Thursday, January 19, 2006

God's Campaign in Ohio



Politics has entered religion, no way around it. In Ohio the radical right-wing clerics had a little gettogether:

Against a large U.S.-flag backdrop and flanked by large projection screens, Ohio Restoration Project founder Russell Johnson brought his 10-city Patriot Pastors tour to the Akron-Canton area Tuesday.

A choir and a gospel quartet brought the audience to its feet with praise songs as images of American landmarks, heroes and troops moved across the screens.

Johnson warned that Christians have allowed a ``secular jihad'' to remove prayer, the Ten Commandments and the Bible from public places.

He likened it to Nazi Germany, where church congregations would sing so that they could not hear the passing of trainloads of crying Jews headed for a nearby concentration camp.

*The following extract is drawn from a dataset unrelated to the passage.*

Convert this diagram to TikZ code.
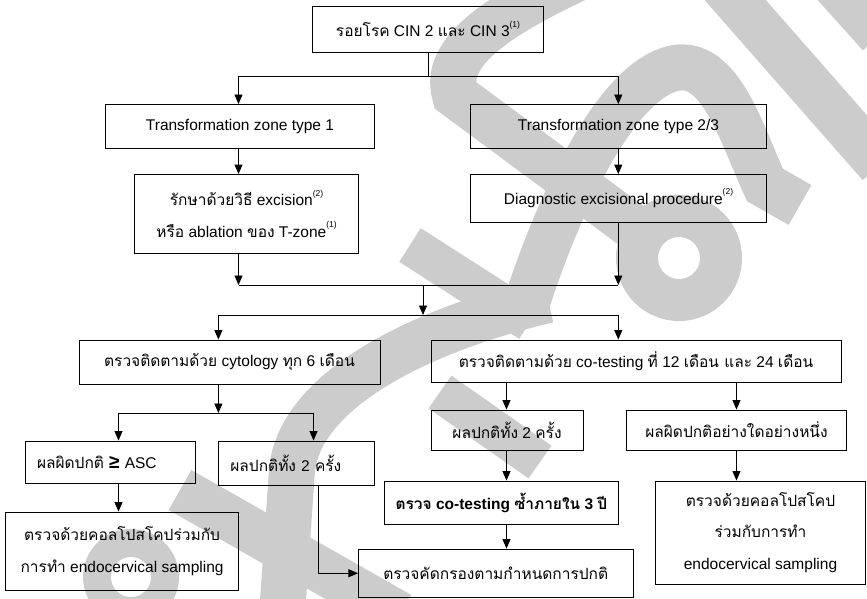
\documentclass[tikz,border=0pt]{standalone}
\usepackage{fontspec}
\setmainfont{Liberation Sans}
\newfontfamily\thaifont[Script=Thai]{Loma}
\usetikzlibrary{arrows.meta}
\definecolor{wmgray}{HTML}{CCCCCC}
% small raised reference mark
\newcommand\refmark[1]{\raisebox{0.62em}{\fontsize{8.5pt}{8.5pt}\selectfont(#1)}}

\begin{document}
\begin{tikzpicture}[x=1pt,y=-1pt,
  box/.style={draw=black, line width=0.9pt, inner sep=0pt, align=center,
    font=\fontsize{15.5pt}{31.5pt}\selectfont},
  leftbox/.style={box, inner xsep=12pt, align=left},
  arr/.style={draw=black, line width=0.9pt, -{Triangle[width=8pt,length=9.5pt]}},
  link/.style={draw=black, line width=0.9pt},
  wm/.style={draw=wmgray, line width=46pt}]

\useasboundingbox (0,0) rectangle (867,599);

% background watermark strokes
\begin{scope}
  \draw[wm] (595,-30) .. controls (520,5) and (440,45) .. (455,95) -- (640,232);
  \draw[wmgray, line width=42pt] (679,258) circle[radius=42];
  \draw[wm] (522,318) .. controls (555,210) and (615,80) .. (675,68)
            .. controls (720,60) and (740,130) .. (765,185) -- (800,205);
  \draw[wm] (722,-15) -- (880,165);
  \draw[wm] (835,-15) -- (880,35);
  \draw[wmgray, line width=40pt] (410,245) -- (530,322);
  \draw[wm] (548,300) .. controls (420,330) and (300,390) .. (292,470) -- (282,615);
  \draw[wmgray, line width=40pt] (440,392) -- (540,462);
  \draw[wm] (180,490) -- (400,615);
  \draw[wmgray, line width=28pt] (131,577) circle[radius=34];
\end{scope}

% column positions of the vertical connectors
\coordinate (cL) at (238.5,0);
\coordinate (cR) at (618.3,0);
\coordinate (cC) at (218.4,0);
\coordinate (cA) at (118.5,0);
\coordinate (cN) at (313.5,0);
\coordinate (cE) at (318.3,0);
\coordinate (cT) at (506.5,0);

% boxes
\node[box, minimum width=231pt, minimum height=46pt] (top) at (428,29)
  {{\thaifont รอยโรค} CIN 2 {\thaifont และ} CIN 3\refmark{1}};
\node[box, minimum width=269pt, minimum height=44pt] (tz1) at (240,126.5)
  {Transformation zone type 1};
\node[box, minimum width=295.6pt, minimum height=44pt] (tz2) at (618.5,126.5)
  {Transformation zone type 2/3};
\node[box, minimum width=223.7pt, minimum height=78.5pt] (exc) at (246.55,213.75)
  {{\thaifont รักษาด้วยวิธี} excision\refmark{2}\\
   {\thaifont หรือ} ablation {\thaifont ของ} T-zone\refmark{1}};
\node[box, minimum width=295.6pt, minimum height=47.5pt] (diag) at (618.5,198.25)
  {Diagnostic excisional procedure\refmark{2}};
\node[box, minimum width=301pt, minimum height=44pt] (cyto) at (229.5,362)
  {{\thaifont ตรวจติดตามด้วย} cytology {\thaifont ทุก} 6 {\thaifont เดือน}};
\node[box, minimum width=410pt, minimum height=42pt] (cotest) at (636,361)
  {{\thaifont ตรวจติดตามด้วย} co-testing {\thaifont ที่} 12 {\thaifont เดือน และ} 24 {\thaifont เดือน}};
\node[leftbox, text width=146pt, minimum height=42pt] (asc) at (110,462)
  {{\thaifont ผลผิดปกติ} {\fontsize{19pt}{19pt}\selectfont\bfseries ≥} ASC};
\node[leftbox, text width=132.3pt, minimum height=44pt] (lnorm) at (296.55,463)
  {{\thaifont ผลปกติทั้ง} 2 {\thaifont ครั้ง}};
\node[box, minimum width=233.2pt, minimum height=78pt] (colpoL) at (122.1,551)
  {{\thaifont ตรวจด้วยคอลโปสโคปร่วมกับ}\\{\thaifont การทำ} endocervical sampling};
\node[box, minimum width=152pt, minimum height=40pt] (rnorm) at (507,430)
  {{\thaifont ผลปกติทั้ง} 2 {\thaifont ครั้ง}};
\node[box, minimum width=219.5pt, minimum height=40pt] (abn) at (736.45,430)
  {{\thaifont ผลผิดปกติอย่างใดอย่างหนึ่ง}};
\node[box, minimum width=234pt, minimum height=43pt, font=\fontsize{15.5pt}{31.5pt}\selectfont\bfseries] (rep) at (501.4,502.5)
  {{\thaifont ตรวจ} co-testing {\thaifont ซ้ำภายใน} 3 {\thaifont ปี}};
\node[box, minimum width=274.6pt, minimum height=48.5pt] (screen) at (495.7,573.25)
  {{\thaifont ตรวจคัดกรองตามกำหนดการปกติ}};
\node[box, minimum width=210pt, minimum height=103pt] (colpoR) at (760.5,532.5)
  {{\thaifont ตรวจด้วยคอลโปสโคป}\\{\thaifont ร่วมกับการทำ}\\endocervical sampling};

% junction points
\coordinate (j1) at (428,76);
\coordinate (j2) at (423,285);
\coordinate (j3) at (423,315);
\coordinate (j4) at (218.4,413);

% connectors
\draw[link] (top.south) -- (top.south |- j1);
\draw[arr] (top.south |- j1) -| (cL |- tz1.north);
\draw[arr] (top.south |- j1) -| (cR |- tz2.north);
\draw[arr] (cL |- tz1.south) -- (cL |- exc.north);
\draw[arr] (cR |- tz2.south) -- (cR |- diag.north);
\draw[arr] (cL |- exc.south) -- (cL |- j2);
\draw[arr] (cR |- diag.south) -- (cR |- j2);
\draw[link] (cL |- j2) -- (cR |- j2);
\draw[arr] (j2) -- (j3);
\draw[link] (cC |- j3) -- (cR |- j3);
\draw[arr] (cC |- j3) -- (cC |- cyto.north);
\draw[arr] (cR |- j3) -- (cR |- cotest.north);
\draw[arr] (cC |- cyto.south) -- (j4);
\draw[link] (cA |- j4) -- (cN |- j4);
\draw[arr] (cA |- j4) -- (cA |- asc.north);
\draw[arr] (cN |- j4) -- (cN |- lnorm.north);
\draw[arr] (cA |- asc.south) -- (cA |- colpoL.north);
\draw[arr] (cE |- lnorm.south) |- (screen.west);
\draw[arr] (cT |- cotest.south) -- (cT |- rnorm.north);
\draw[arr] (abn.north |- cotest.south) -- (abn.north);
\draw[arr] (cT |- rnorm.south) -- (cT |- rep.north);
\draw[arr] (cT |- rep.south) -- (cT |- screen.north);
\draw[arr] (abn.south) -- (abn.south |- colpoR.north);
\end{tikzpicture}
\end{document}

Too many Christians lead ``Neville Chamberlain lives,'' Johnson said, referring to the British prime minister who signed a neutrality pact with Adolf Hitler.

A picture of Hitler and Chamberlain flashed on the screens.

``We're calling God's people to pray, to serve, to shine and to be salt and light,'' he said.

Johnson criticized the ``handful of our religious friends on the left who have formed an unholy alliance with the secular left'' to challenge the religious exemption of his organization.

And guess who spoke at this shindig, too? No-one else but the one and only Kenneth Blackwell, the man who gave us George Bush. What did he say? This:

Blackwell spoke of Dr. Martin Luther King Jr.'s call to be more than observers. He said Christians must ``define, fortify, help shape, influence the mores'' of the culture.

He said Christians must be on the front line, causing change. They must bring behavior in line with what they say they believe.

"They must bring behavior in line with what they say they believe"? Whose behavior? Their own or our behavior?

Now do you believe me when I say that we are on the road to Margaret Atwood's Gilead?